桜の開花を迎え、至る所で桜ソングが流れている。2000年代頃から桜を題材にした楽曲が盛んに創作され、ジャンルを問わず多くの支持をあつめ、社会現象となったという。福山雅治の「桜坂」が発売されたのは2000年4月のこと。
ところでそれよりもずっと前にある演歌歌手が夜桜を歌った名曲を発表したのは1994年平成6年9月のこと。第36回日本レコード大賞優秀賞に選ばれ何度もNHK紅白でも歌われてきた。
坂本冬美の「夜桜お七」。昨年令和の御代を迎える前に平成の名曲集として、社内で盛んに流れていた曲だ。あるフレーズがずっと心に残っている。
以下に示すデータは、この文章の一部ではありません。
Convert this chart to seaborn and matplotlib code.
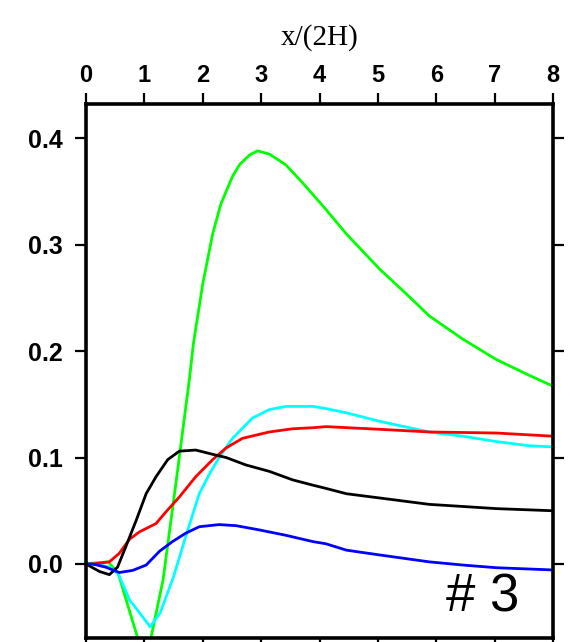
import matplotlib
matplotlib.use("Agg")
import matplotlib.pyplot as plt
import seaborn as sns
import pandas as pd

sns.set_style("white")
plt.rcParams['font.family'] = ['Liberation Sans', 'DejaVu Sans']
plt.rcParams['text.color'] = 'black'
plt.rcParams['xtick.color'] = 'black'
plt.rcParams['ytick.color'] = 'black'
plt.rcParams['axes.labelcolor'] = 'black'

green_x = [0, 0.15, 0.38, 0.55, 0.75, 0.9, 1.0, 1.11, 1.32, 1.55, 1.77, 1.84, 2.0, 2.17, 2.31, 2.51, 2.63, 2.8, 2.94, 3.14, 3.42, 3.71, 4.11, 4.46, 5.03, 5.5, 5.88, 6.46, 7.03, 7.6, 8.0]
green_y = [0, 0.001, 0.002, -0.0085, -0.045, -0.072, -0.085, -0.07, -0.015, 0.08, 0.173, 0.207, 0.263, 0.31, 0.338, 0.364, 0.375, 0.384, 0.388, 0.385, 0.375, 0.358, 0.333, 0.310, 0.277, 0.253, 0.233, 0.211, 0.192, 0.177, 0.167]

cyan_x = [0, 0.2, 0.4, 0.55, 0.75, 0.92, 1.1, 1.27, 1.5, 1.71, 1.94, 2.12, 2.28, 2.51, 2.85, 3.14, 3.42, 3.71, 3.89, 4.11, 4.46, 5.03, 5.88, 6.46, 7.03, 7.6, 8.0]
cyan_y = [0, 0.0, -0.003, -0.009, -0.034, -0.046, -0.059, -0.046, -0.012, 0.026, 0.066, 0.085, 0.100, 0.118, 0.137, 0.145, 0.148, 0.148, 0.148, 0.146, 0.142, 0.134, 0.124, 0.120, 0.115, 0.111, 0.110]

red_x = [0.0, 0.11, 0.4, 0.57, 0.74, 0.91, 1.2, 1.37, 1.6, 1.88, 2.17, 2.4, 2.68, 3.14, 3.54, 3.89, 4.11, 5.03, 5.88, 7.03, 8.0]
red_y = [0.0, 0.0, 0.002, 0.010, 0.023, 0.030, 0.038, 0.049, 0.063, 0.082, 0.098, 0.109, 0.118, 0.124, 0.127, 0.128, 0.129, 0.1265, 0.124, 0.123, 0.120]

black_x = [0, 0.23, 0.4, 0.54, 0.68, 0.86, 1.03, 1.2, 1.4, 1.6, 1.88, 2.17, 2.4, 2.74, 3.14, 3.54, 3.89, 4.11, 4.46, 5.03, 5.88, 6.46, 7.03, 8.0]
black_y = [0, -0.007, -0.010, -0.003, 0.016, 0.041, 0.066, 0.082, 0.098, 0.106, 0.107, 0.103, 0.100, 0.093, 0.087, 0.079, 0.074, 0.071, 0.066, 0.062, 0.056, 0.054, 0.052, 0.050]

blue_x = [0, 0.11, 0.34, 0.57, 0.8, 1.03, 1.26, 1.48, 1.71, 1.94, 2.28, 2.57, 2.97, 3.42, 3.89, 4.11, 4.46, 5.03, 5.88, 6.46, 7.03, 8.0]
blue_y = [0, 0.0, -0.003, -0.008, -0.006, -0.001, 0.012, 0.021, 0.029, 0.035, 0.037, 0.036, 0.032, 0.027, 0.021, 0.019, 0.013, 0.0085, 0.002, -0.001, -0.0035, -0.0056]

x_ticks = [0, 1, 2, 3, 4, 5, 6, 7, 8]
y_ticks = [0.0, 0.1, 0.2, 0.3, 0.4]
y_tick_labels = ["0.0", "0.1", "0.2", "0.3", "0.4"]

series = [
    (green_x, green_y, "#00ff00"),
    (cyan_x, cyan_y, "#00ffff"),
    (red_x, red_y, "#ff0000"),
    (black_x, black_y, "#000000"),
    (blue_x, blue_y, "#0000ff"),
]

fig = plt.figure(figsize=(5.73, 6.42), dpi=100)
ax = fig.add_axes([86/573, 1-638/642, (553-86)/573, (638-104)/642])

for xs, ys, c in series:
    df = pd.DataFrame({"x": xs, "y": ys})
    sns.lineplot(data=df, x="x", y="y", ax=ax, color=c, lw=2.0,
                 estimator=None, sort=False)

ax.set_xlim(0, 8)
ax.set_ylim(-0.0695, 0.432)
ax.xaxis.set_label_position("top")
ax.xaxis.tick_top()
ax.set_xticks(x_ticks)
ax.set_xticklabels([str(t) for t in x_ticks])
ax.set_yticks(y_ticks)
ax.set_yticklabels(y_tick_labels)
ax.set_xlabel("x/(2H)", family=['Liberation Serif', 'DejaVu Serif'], fontsize=21,
              labelpad=14, color='black')
ax.set_ylabel("")

ax.tick_params(axis='both', which='both', direction='out', length=8, width=1.6,
               colors='black', top=True, bottom=True, left=True, right=True,
               labeltop=True, labelbottom=False, labelleft=True, labelright=False)
ax.tick_params(axis='x', labelsize=17, pad=4)
ax.tick_params(axis='y', labelsize=18, pad=9)
for lab in ax.get_xticklabels() + ax.get_yticklabels():
    lab.set_fontweight('bold')
for sp in ax.spines.values():
    sp.set_linewidth(2.6)
    sp.set_color('black')
    sp.set_visible(True)

ax.text(7.42, -0.045, "# 3", fontsize=38, ha='right', va='baseline', color='black')

fig.savefig("out.png", dpi=100)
自己主張の強い女性像をある歴史人物になぞらえているという。
赤い鼻緒がぷつりと切れた
すげてくれる手ありゃしない
置いて堀を蹴飛ばして
駆け出す指に血がにじむ
さくら さくら いつまでたっても来ぬ人と
死んだ人とは同じこと
さくらさくら 花吹雪
燃えて燃やした肌より白い花
浴びて私は 夜桜お七
さくらさくら 弥生の空に
さくらさくら 花吹雪
口紅をつけてティッシュをくわえたら
涙がぽろり もうひとつぽろり
熱い唇おしあててきた
あの日のあんたもういない
たいした恋じゃなかったと
すくめる肩にかぜが吹く
さくらさくら いつまで待っても来ぬ人と
死んだ人とは同じこと
さくらさくら花吹雪
抱いて抱かれた 二十歳の夢のあと
おぼろ月夜の 夜桜お七
さくらさくら 花吹雪
さくらさくら さよならあんた
さくらさくら花吹雪
一番2番ともAメロとして「さくらさくらいつまでたっても来ぬ人と 死んだ人とは同じこと」とある。
昨年毎日のように聞きながら衝撃的な歌詞であった。どんなに思っていても会えぬ相手は死んだと思え。そんな意味だと思っていた。一年後のいま調べてみるとお七自体が江戸期のある女性をモデルとしていたことを知った。
江戸時代の浮世草子、井原西鶴「好色五人女」の恋草からげし八百屋物語に登場する八百屋のお七という女性であった。